- **Exercise requirements**: Spot every line with the word "seaborn" and return it.

- **Data block**:
---------------
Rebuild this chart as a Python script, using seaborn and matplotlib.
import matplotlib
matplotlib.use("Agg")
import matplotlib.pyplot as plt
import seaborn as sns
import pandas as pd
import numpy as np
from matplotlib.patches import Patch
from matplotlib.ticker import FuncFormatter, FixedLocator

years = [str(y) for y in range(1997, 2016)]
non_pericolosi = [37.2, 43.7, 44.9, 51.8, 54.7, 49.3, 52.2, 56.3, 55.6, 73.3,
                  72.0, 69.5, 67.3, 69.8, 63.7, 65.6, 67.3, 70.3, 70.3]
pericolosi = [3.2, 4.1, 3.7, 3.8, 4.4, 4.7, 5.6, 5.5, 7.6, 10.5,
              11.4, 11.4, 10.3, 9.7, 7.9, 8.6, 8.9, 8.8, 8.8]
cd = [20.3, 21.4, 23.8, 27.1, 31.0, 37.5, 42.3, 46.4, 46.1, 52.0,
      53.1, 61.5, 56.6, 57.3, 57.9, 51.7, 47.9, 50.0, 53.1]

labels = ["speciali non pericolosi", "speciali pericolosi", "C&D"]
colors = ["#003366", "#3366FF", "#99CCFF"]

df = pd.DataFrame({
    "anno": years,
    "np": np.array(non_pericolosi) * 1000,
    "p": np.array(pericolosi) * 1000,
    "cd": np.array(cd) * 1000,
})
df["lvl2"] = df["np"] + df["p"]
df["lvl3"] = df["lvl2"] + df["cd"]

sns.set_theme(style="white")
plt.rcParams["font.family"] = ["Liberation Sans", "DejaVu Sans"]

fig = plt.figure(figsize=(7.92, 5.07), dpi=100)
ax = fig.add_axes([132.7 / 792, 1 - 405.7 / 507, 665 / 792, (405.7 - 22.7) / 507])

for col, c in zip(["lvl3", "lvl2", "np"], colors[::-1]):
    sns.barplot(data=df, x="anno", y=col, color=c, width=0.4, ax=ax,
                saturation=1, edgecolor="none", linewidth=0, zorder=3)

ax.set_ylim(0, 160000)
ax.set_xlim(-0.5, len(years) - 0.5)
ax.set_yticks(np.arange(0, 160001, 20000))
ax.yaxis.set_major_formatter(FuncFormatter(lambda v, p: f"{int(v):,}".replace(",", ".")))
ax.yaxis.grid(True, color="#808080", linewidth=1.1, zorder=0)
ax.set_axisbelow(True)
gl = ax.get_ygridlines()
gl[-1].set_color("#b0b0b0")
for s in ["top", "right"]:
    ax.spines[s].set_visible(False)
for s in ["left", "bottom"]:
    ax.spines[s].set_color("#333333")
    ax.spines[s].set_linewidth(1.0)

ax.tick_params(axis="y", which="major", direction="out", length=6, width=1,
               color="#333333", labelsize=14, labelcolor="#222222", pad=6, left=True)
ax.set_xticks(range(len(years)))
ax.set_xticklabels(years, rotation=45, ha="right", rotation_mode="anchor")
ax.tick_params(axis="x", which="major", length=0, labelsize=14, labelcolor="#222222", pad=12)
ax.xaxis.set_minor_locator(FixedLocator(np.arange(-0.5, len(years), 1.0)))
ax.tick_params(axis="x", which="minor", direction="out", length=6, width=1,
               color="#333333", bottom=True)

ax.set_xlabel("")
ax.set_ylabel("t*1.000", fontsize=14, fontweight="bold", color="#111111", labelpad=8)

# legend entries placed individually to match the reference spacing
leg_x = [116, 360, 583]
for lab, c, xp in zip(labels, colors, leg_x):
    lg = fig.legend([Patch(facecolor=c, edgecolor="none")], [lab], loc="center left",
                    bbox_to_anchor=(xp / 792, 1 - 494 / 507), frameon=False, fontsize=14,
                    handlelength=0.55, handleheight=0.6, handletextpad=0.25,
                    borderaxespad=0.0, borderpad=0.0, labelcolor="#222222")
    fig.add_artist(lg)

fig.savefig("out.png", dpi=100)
---------------
- **Output below**:
Rebuild this chart as a Python script, using seaborn and matplotlib.
import seaborn as sns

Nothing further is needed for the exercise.